**What you will do**
Write out the full listing exactly as given, minus the images.

╭─ Data shown

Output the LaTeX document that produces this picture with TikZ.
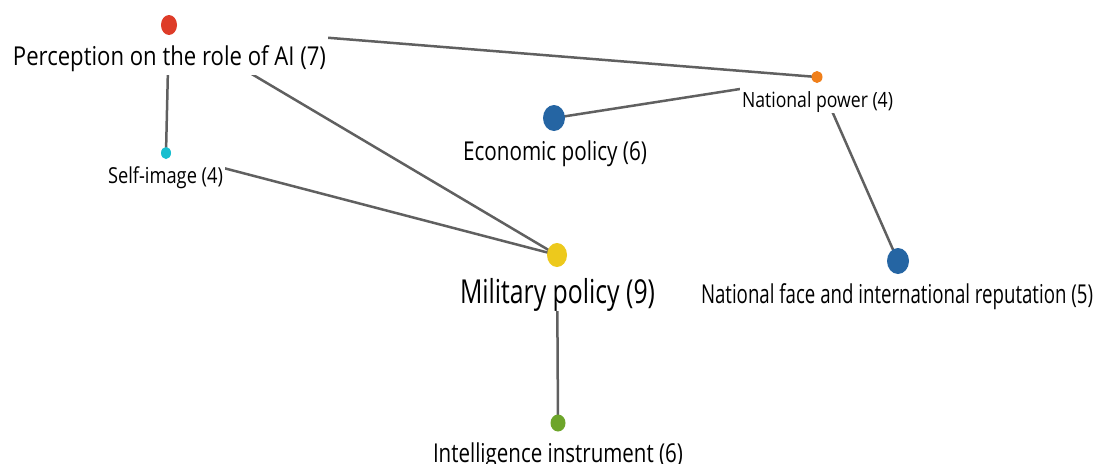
\documentclass[tikz,border=0pt]{standalone}
\usepackage{fontspec}
\usepackage{graphicx}
\setmainfont{Open Sans}
\usetikzlibrary{shapes.geometric}
\pgfdeclarelayer{fg}
\pgfsetlayers{main,fg}
\definecolor{cRed}{HTML}{DE3C28}
\definecolor{cCyan}{HTML}{17BECF}
\definecolor{cBlue}{HTML}{2565A3}
\definecolor{cOrange}{HTML}{F07F1A}
\definecolor{cYellow}{HTML}{EDC91C}
\definecolor{cGreen}{HTML}{6DA52A}
\definecolor{cEdge}{HTML}{606060}
\newcommand\fitw[3]{{\fontsize{#1}{#1}\selectfont\resizebox{#2}{\height}{#3}}}
\tikzset{
  dot/.style={ellipse, inner sep=0pt, draw=none},
  lbl/.style={anchor=base, fill=white, inner xsep=2pt, inner ysep=0pt, text=black},
  link/.style={draw=cEdge, line width=2.5pt}
}
\begin{document}
\begin{tikzpicture}[x=1pt,y=-1pt]
\useasboundingbox (0,0) rectangle (1099,463);
% dots (front layer)
\begin{pgfonlayer}{fg}
\node[dot, fill=cRed, minimum width=16pt, minimum height=20pt] (per) at (169,25) {};
\node[dot, fill=cCyan, minimum width=10pt, minimum height=12pt] (self) at (166,153) {};
\node[dot, fill=cOrange, minimum width=11pt, minimum height=12pt] (np) at (817,77) {};
\node[dot, fill=cBlue, minimum width=22pt, minimum height=26pt] (eco) at (554,118) {};
\node[dot, fill=cYellow, minimum width=20pt, minimum height=24pt] (mil) at (557,255) {};
\node[dot, fill=cBlue, minimum width=22pt, minimum height=26pt] (nf) at (898,261) {};
\node[dot, fill=cGreen, minimum width=15pt, minimum height=17pt] (int) at (558,423) {};
\end{pgfonlayer}
% labels and connectors, in drawing order
\node[lbl, text height=56pt, text depth=8pt] (ecoL) at (555,160) {\fitw{26pt}{184pt}{Economic policy (6)}};
\node[lbl, text height=56pt, text depth=8pt] (nfL) at (897,303) {\fitw{26pt}{392pt}{National face and international reputation (5)}};
\node[lbl, text height=48pt, text depth=8pt] (intL) at (558,462) {\fitw{26pt}{250pt}{Intelligence instrument (6)}};
\draw[link] (np.center) -- (eco.center);
\draw[link] (np.center) -- (nf.center);
\node[lbl, text height=37pt, text depth=6pt] (npL) at (817.5,107) {\fitw{21pt}{151pt}{National power (4)}};
\draw[link] (per.center) -- (np.center);
\draw[link] (mil.center) -- (int.center);
\node[lbl, text height=61pt, text depth=8pt] (milL) at (557.5,303) {\fitw{33pt}{195pt}{Military policy (9)}};
\draw[link] (self.center) -- (mil.center);
\node[lbl, text height=37pt, text depth=8pt] (selfL) at (165.5,183) {\fitw{22pt}{115pt}{Self-image (4)}};
\draw[link] (per.center) -- (self.center);
\draw[link] (per.center) -- (mil.center);
\node[lbl, text height=52pt, text depth=10pt] (perL) at (169.5,65) {\fitw{26pt}{313pt}{Perception on the role of AI (7)}};
\end{tikzpicture}
\end{document}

╰─

**Written response**
Output the LaTeX document that produces this picture with TikZ.
\documentclass[tikz,border=0pt]{standalone}
\usepackage{fontspec}
\usepackage{graphicx}
\setmainfont{Open Sans}
\usetikzlibrary{shapes.geometric}
\pgfdeclarelayer{fg}
\pgfsetlayers{main,fg}
\definecolor{cRed}{HTML}{DE3C28}
\definecolor{cCyan}{HTML}{17BECF}
\definecolor{cBlue}{HTML}{2565A3}
\definecolor{cOrange}{HTML}{F07F1A}
\definecolor{cYellow}{HTML}{EDC91C}
\definecolor{cGreen}{HTML}{6DA52A}
\definecolor{cEdge}{HTML}{606060}
\newcommand\fitw[3]{{\fontsize{#1}{#1}\selectfont\resizebox{#2}{\height}{#3}}}
\tikzset{
  dot/.style={ellipse, inner sep=0pt, draw=none},
  lbl/.style={anchor=base, fill=white, inner xsep=2pt, inner ysep=0pt, text=black},
  link/.style={draw=cEdge, line width=2.5pt}
}
\begin{document}
\begin{tikzpicture}[x=1pt,y=-1pt]
\useasboundingbox (0,0) rectangle (1099,463);
% dots (front layer)
\begin{pgfonlayer}{fg}
\node[dot, fill=cRed, minimum width=16pt, minimum height=20pt] (per) at (169,25) {};
\node[dot, fill=cCyan, minimum width=10pt, minimum height=12pt] (self) at (166,153) {};
\node[dot, fill=cOrange, minimum width=11pt, minimum height=12pt] (np) at (817,77) {};
\node[dot, fill=cBlue, minimum width=22pt, minimum height=26pt] (eco) at (554,118) {};
\node[dot, fill=cYellow, minimum width=20pt, minimum height=24pt] (mil) at (557,255) {};
\node[dot, fill=cBlue, minimum width=22pt, minimum height=26pt] (nf) at (898,261) {};
\node[dot, fill=cGreen, minimum width=15pt, minimum height=17pt] (int) at (558,423) {};
\end{pgfonlayer}
% labels and connectors, in drawing order
\node[lbl, text height=56pt, text depth=8pt] (ecoL) at (555,160) {\fitw{26pt}{184pt}{Economic policy (6)}};
\node[lbl, text height=56pt, text depth=8pt] (nfL) at (897,303) {\fitw{26pt}{392pt}{National face and international reputation (5)}};
\node[lbl, text height=48pt, text depth=8pt] (intL) at (558,462) {\fitw{26pt}{250pt}{Intelligence instrument (6)}};
\draw[link] (np.center) -- (eco.center);
\draw[link] (np.center) -- (nf.center);
\node[lbl, text height=37pt, text depth=6pt] (npL) at (817.5,107) {\fitw{21pt}{151pt}{National power (4)}};
\draw[link] (per.center) -- (np.center);
\draw[link] (mil.center) -- (int.center);
\node[lbl, text height=61pt, text depth=8pt] (milL) at (557.5,303) {\fitw{33pt}{195pt}{Military policy (9)}};
\draw[link] (self.center) -- (mil.center);
\node[lbl, text height=37pt, text depth=8pt] (selfL) at (165.5,183) {\fitw{22pt}{115pt}{Self-image (4)}};
\draw[link] (per.center) -- (self.center);
\draw[link] (per.center) -- (mil.center);
\node[lbl, text height=52pt, text depth=10pt] (perL) at (169.5,65) {\fitw{26pt}{313pt}{Perception on the role of AI (7)}};
\end{tikzpicture}
\end{document}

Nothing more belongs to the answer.